Once back at the car we set out to pick up tonight’s dinner at the fish mart where we collected two fine halibut steaks and a pound of scallops. A stop at Earle’s Bakery and Confectionary and Restaurant was next on the shopping list where we picked up a nice salad and a loaf of freshly baked homemade French bread. Next was a liquor store for wine and Jake and I were content. We were too late to get tickets to a show that night, but the other guests, a couple from St. John’s who were doing the Cabot Trail by motorcycle and a couple from Ontario, headed out for what promised to be an entertaining evening. So alone on a hillside in Rocky Harbour Jake and I grilled our scallops, drank a bit of wine and broke bread. A bit later we also grilled the halibut, tossed the salad on the plate and quietly enjoyed the silence of each other’s company.
We slept till 6 and hearing no sound from the kitchen headed down the street for a bit of coffee. Upon our return, Vera and Dave were in full swing in the kitchen and the aroma of Dave’s fresh coffee was tantalizing enough for us to begin on cup #3 of the day, which led to cups 4 and 5 – I should be up until tomorrow I figure. Just like at home the fire alarm went off when the bacon began to smoke a bit too much, and just like at home, Dave danced into the hall waving a towel under the culprit until it quit beeping. I guess the other guests will be joining us sooner than later. Vera had laden the table with baskets of fresh fruit and yogurt, pitchers of coffee and OJ and small bowls of homemade jams: Partridgeberry, Bake Apple, and marmalade made with brandy!
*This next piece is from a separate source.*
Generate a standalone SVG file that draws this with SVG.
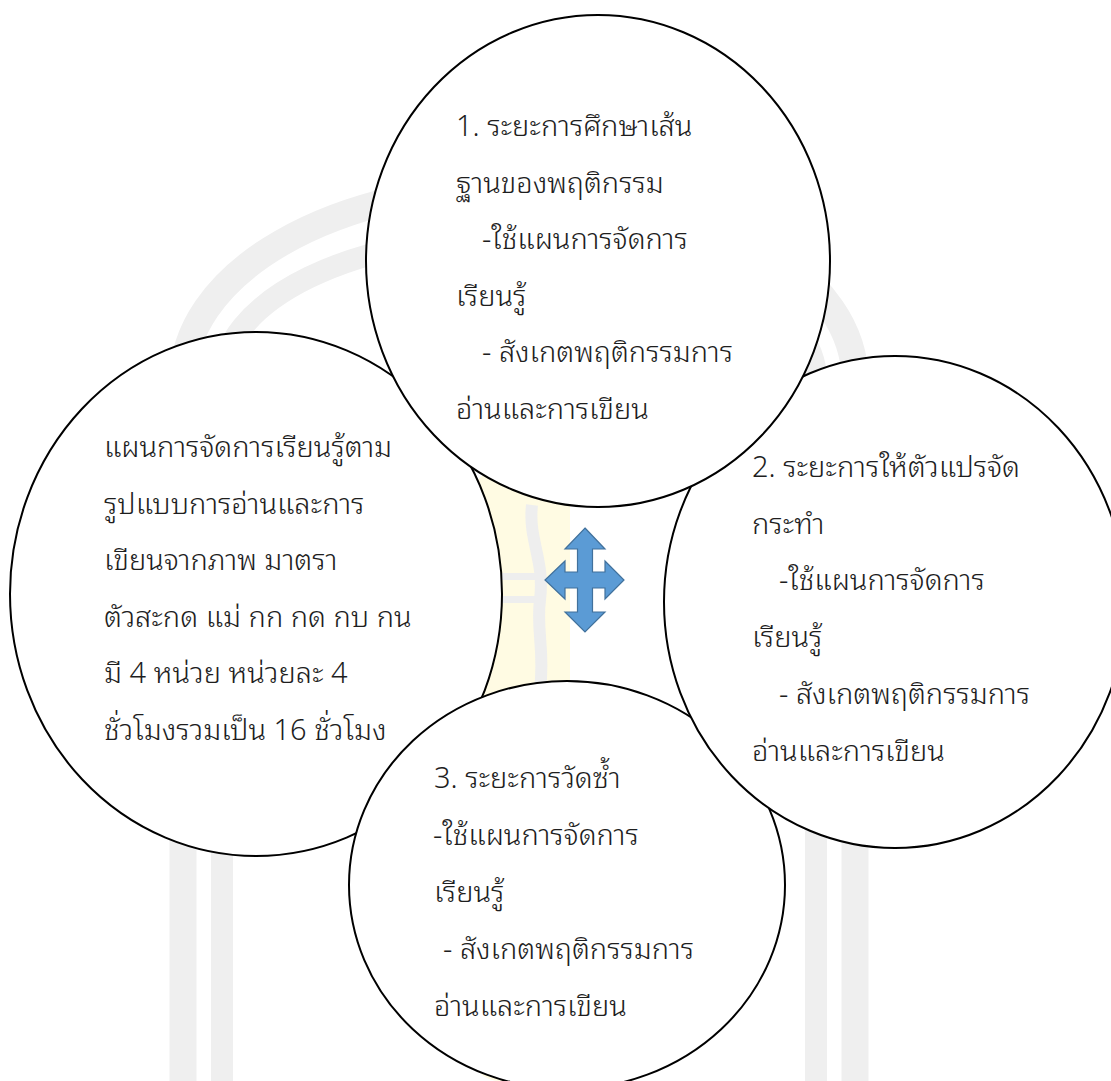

Vera shared with me that her sister had a book from the mid 1800′s filled with recipes for canning and preserving – and this one she decided to try out on us. I loved its flavors of lemon and orange, spices and the hint of brandy which I had delicately laced onto my finger. Jake had reached for what looked like blueberry muffins and as I have an aversion to blueberries I abstained. Vera quickly explained they weren’t blueberries but a type of blackberry from Labrador (It seems she has a lady in Labrador who picks berries for her each year and ships them over) and that I really should try one. OMG, I am glad I did! As I was licking the last crumb off my plate, Vera served breakfast: heaping platters of scrambled egg and hash browned potatoes, six thick slices of bacon and softly scrambled eggs with a thick-cut toasted wheat bread. I immediately slathered the homemade toast with the marmalade and alternating between it and the partridgeberry jam finished everything on my plate!
Groaning softly, we said goodbye to the other guests and headed out in the rainy drizzle to our first stop of the day in Cow Head where we climbed a trail through meadows and densely green forests to find the lighthouse. We nearly passed by the lighthouse for as you can see it’s not much to rant about but the climb was worth the nearly hour roundtrip. As we rounded the curve near the Catholic Cemetery the sun was breaking through the clouds and blue skies were following. This prompted us to walk a bit faster as we were scheduled to do a tour of Western Brook Pond at 1 pm but had a 15 minute drive and a 3 km trek to the boat landing.
Arriving at the entrance to Western Brook Pond, we quickly picked up the head of the trail. It was an easy trek through marsh and bog to an incredible freshwater fjord with heart stopping views and a story to tell like no place on earth. We boarded the boat and two hours and 15 minutes later we were back on land. We took a more leisurely pace back to the car pausing to read the signs posted along the way. We learned about bogs and marshes, poisonous plants and harmless ones, we knew why some plants had become carnivores!
We were probably no more than .5 km from the end of the trail when we saw a group of travelers ahead of us pointing out to the marsh. A young moose cow was casually munching on the flora and fauna of her non-native habitat and perhaps another 3 or 400 meters away was a young male. One visitor held a piece of reed between her lips and blew softly and quickly, and the cow would ever so slightly lift her head. Eventually however, she looked right up at us and made our day.
As we headed back to Rocky Harbour we made a stop where the wreck of the ship Effie more than 90 years ago still displays her bones to the interested passer-by. The beach is strewn with smooth rocks worn round by the pushing and pulling action of the waves as they pound the shore. I found one nearly round stone for Jake and a small egg-shaped green and rose colored rock with flecks of blue for me – a piece of Newfoundland to bring home.
Tomorrow we head for Grand Falls, the hometown of my mother.